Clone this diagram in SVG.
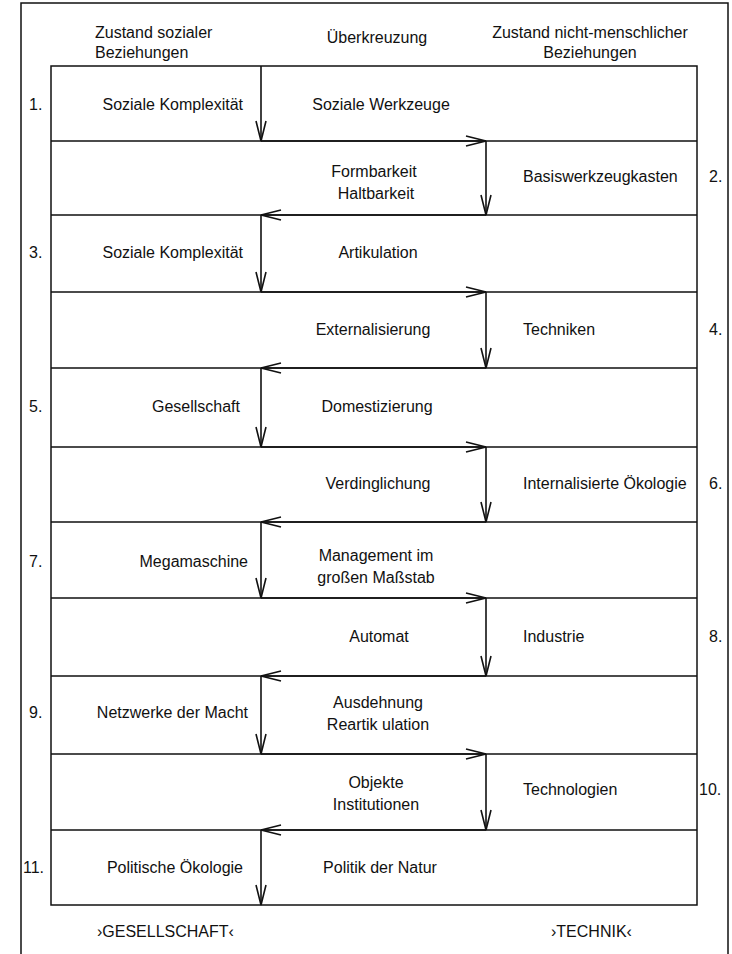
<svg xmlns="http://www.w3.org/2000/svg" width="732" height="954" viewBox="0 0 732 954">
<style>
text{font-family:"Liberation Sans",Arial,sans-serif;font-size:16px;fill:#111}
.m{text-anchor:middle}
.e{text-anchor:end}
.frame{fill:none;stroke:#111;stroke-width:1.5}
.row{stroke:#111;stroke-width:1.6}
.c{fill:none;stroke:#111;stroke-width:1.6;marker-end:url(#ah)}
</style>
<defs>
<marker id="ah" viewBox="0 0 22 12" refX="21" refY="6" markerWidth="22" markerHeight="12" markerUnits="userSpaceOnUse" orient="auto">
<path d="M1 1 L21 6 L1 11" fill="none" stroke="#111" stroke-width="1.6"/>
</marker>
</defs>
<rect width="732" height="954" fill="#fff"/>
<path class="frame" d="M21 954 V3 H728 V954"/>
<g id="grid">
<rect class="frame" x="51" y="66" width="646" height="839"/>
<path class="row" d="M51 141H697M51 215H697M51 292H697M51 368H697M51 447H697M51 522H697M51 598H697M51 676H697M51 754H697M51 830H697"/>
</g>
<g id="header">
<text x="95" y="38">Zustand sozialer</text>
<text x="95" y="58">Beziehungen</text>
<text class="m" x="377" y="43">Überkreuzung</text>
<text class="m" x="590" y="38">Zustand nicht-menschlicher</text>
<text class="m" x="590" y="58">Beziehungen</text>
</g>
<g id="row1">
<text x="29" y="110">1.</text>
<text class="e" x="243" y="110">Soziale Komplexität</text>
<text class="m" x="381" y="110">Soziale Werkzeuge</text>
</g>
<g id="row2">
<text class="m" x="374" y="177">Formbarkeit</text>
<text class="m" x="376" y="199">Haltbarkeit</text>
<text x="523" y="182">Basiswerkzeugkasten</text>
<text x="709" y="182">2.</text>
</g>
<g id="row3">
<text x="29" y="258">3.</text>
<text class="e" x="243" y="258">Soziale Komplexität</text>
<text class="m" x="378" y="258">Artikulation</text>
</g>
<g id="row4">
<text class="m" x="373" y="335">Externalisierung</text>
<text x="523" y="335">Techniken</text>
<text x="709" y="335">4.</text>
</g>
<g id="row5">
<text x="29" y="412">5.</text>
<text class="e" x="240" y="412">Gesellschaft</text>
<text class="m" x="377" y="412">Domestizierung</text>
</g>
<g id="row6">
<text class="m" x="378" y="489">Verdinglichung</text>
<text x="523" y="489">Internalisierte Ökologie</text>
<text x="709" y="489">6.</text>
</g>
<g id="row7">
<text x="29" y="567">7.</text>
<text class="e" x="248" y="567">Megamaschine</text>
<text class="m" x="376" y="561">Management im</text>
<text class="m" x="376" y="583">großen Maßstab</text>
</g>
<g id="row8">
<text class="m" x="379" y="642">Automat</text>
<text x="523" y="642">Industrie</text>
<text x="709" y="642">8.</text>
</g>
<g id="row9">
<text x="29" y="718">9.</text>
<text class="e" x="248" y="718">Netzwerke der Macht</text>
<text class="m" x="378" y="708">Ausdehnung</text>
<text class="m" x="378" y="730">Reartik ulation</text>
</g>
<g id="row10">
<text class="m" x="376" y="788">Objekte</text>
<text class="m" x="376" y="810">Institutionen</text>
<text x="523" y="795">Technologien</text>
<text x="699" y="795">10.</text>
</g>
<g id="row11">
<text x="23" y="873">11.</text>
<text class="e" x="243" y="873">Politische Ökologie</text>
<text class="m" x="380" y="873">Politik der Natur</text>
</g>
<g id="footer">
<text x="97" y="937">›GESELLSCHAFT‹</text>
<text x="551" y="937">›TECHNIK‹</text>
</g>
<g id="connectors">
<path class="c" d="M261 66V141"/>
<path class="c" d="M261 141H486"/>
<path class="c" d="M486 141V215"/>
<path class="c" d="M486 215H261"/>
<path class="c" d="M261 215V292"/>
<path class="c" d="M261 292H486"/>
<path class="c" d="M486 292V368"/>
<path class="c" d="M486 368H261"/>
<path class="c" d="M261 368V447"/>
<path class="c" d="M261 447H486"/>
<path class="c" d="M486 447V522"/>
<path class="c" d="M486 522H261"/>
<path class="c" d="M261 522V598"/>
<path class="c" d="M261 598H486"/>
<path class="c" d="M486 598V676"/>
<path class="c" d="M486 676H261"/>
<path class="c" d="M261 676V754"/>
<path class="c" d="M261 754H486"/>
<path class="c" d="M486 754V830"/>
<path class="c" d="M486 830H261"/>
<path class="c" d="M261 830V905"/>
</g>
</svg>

### Task description
Quote the data above in full and without alteration; skip the pictures.

### Output
Clone this diagram in SVG.
<svg xmlns="http://www.w3.org/2000/svg" width="732" height="954" viewBox="0 0 732 954">
<style>
text{font-family:"Liberation Sans",Arial,sans-serif;font-size:16px;fill:#111}
.m{text-anchor:middle}
.e{text-anchor:end}
.frame{fill:none;stroke:#111;stroke-width:1.5}
.row{stroke:#111;stroke-width:1.6}
.c{fill:none;stroke:#111;stroke-width:1.6;marker-end:url(#ah)}
</style>
<defs>
<marker id="ah" viewBox="0 0 22 12" refX="21" refY="6" markerWidth="22" markerHeight="12" markerUnits="userSpaceOnUse" orient="auto">
<path d="M1 1 L21 6 L1 11" fill="none" stroke="#111" stroke-width="1.6"/>
</marker>
</defs>
<rect width="732" height="954" fill="#fff"/>
<path class="frame" d="M21 954 V3 H728 V954"/>
<g id="grid">
<rect class="frame" x="51" y="66" width="646" height="839"/>
<path class="row" d="M51 141H697M51 215H697M51 292H697M51 368H697M51 447H697M51 522H697M51 598H697M51 676H697M51 754H697M51 830H697"/>
</g>
<g id="header">
<text x="95" y="38">Zustand sozialer</text>
<text x="95" y="58">Beziehungen</text>
<text class="m" x="377" y="43">Überkreuzung</text>
<text class="m" x="590" y="38">Zustand nicht-menschlicher</text>
<text class="m" x="590" y="58">Beziehungen</text>
</g>
<g id="row1">
<text x="29" y="110">1.</text>
<text class="e" x="243" y="110">Soziale Komplexität</text>
<text class="m" x="381" y="110">Soziale Werkzeuge</text>
</g>
<g id="row2">
<text class="m" x="374" y="177">Formbarkeit</text>
<text class="m" x="376" y="199">Haltbarkeit</text>
<text x="523" y="182">Basiswerkzeugkasten</text>
<text x="709" y="182">2.</text>
</g>
<g id="row3">
<text x="29" y="258">3.</text>
<text class="e" x="243" y="258">Soziale Komplexität</text>
<text class="m" x="378" y="258">Artikulation</text>
</g>
<g id="row4">
<text class="m" x="373" y="335">Externalisierung</text>
<text x="523" y="335">Techniken</text>
<text x="709" y="335">4.</text>
</g>
<g id="row5">
<text x="29" y="412">5.</text>
<text class="e" x="240" y="412">Gesellschaft</text>
<text class="m" x="377" y="412">Domestizierung</text>
</g>
<g id="row6">
<text class="m" x="378" y="489">Verdinglichung</text>
<text x="523" y="489">Internalisierte Ökologie</text>
<text x="709" y="489">6.</text>
</g>
<g id="row7">
<text x="29" y="567">7.</text>
<text class="e" x="248" y="567">Megamaschine</text>
<text class="m" x="376" y="561">Management im</text>
<text class="m" x="376" y="583">großen Maßstab</text>
</g>
<g id="row8">
<text class="m" x="379" y="642">Automat</text>
<text x="523" y="642">Industrie</text>
<text x="709" y="642">8.</text>
</g>
<g id="row9">
<text x="29" y="718">9.</text>
<text class="e" x="248" y="718">Netzwerke der Macht</text>
<text class="m" x="378" y="708">Ausdehnung</text>
<text class="m" x="378" y="730">Reartik ulation</text>
</g>
<g id="row10">
<text class="m" x="376" y="788">Objekte</text>
<text class="m" x="376" y="810">Institutionen</text>
<text x="523" y="795">Technologien</text>
<text x="699" y="795">10.</text>
</g>
<g id="row11">
<text x="23" y="873">11.</text>
<text class="e" x="243" y="873">Politische Ökologie</text>
<text class="m" x="380" y="873">Politik der Natur</text>
</g>
<g id="footer">
<text x="97" y="937">›GESELLSCHAFT‹</text>
<text x="551" y="937">›TECHNIK‹</text>
</g>
<g id="connectors">
<path class="c" d="M261 66V141"/>
<path class="c" d="M261 141H486"/>
<path class="c" d="M486 141V215"/>
<path class="c" d="M486 215H261"/>
<path class="c" d="M261 215V292"/>
<path class="c" d="M261 292H486"/>
<path class="c" d="M486 292V368"/>
<path class="c" d="M486 368H261"/>
<path class="c" d="M261 368V447"/>
<path class="c" d="M261 447H486"/>
<path class="c" d="M486 447V522"/>
<path class="c" d="M486 522H261"/>
<path class="c" d="M261 522V598"/>
<path class="c" d="M261 598H486"/>
<path class="c" d="M486 598V676"/>
<path class="c" d="M486 676H261"/>
<path class="c" d="M261 676V754"/>
<path class="c" d="M261 754H486"/>
<path class="c" d="M486 754V830"/>
<path class="c" d="M486 830H261"/>
<path class="c" d="M261 830V905"/>
</g>
</svg>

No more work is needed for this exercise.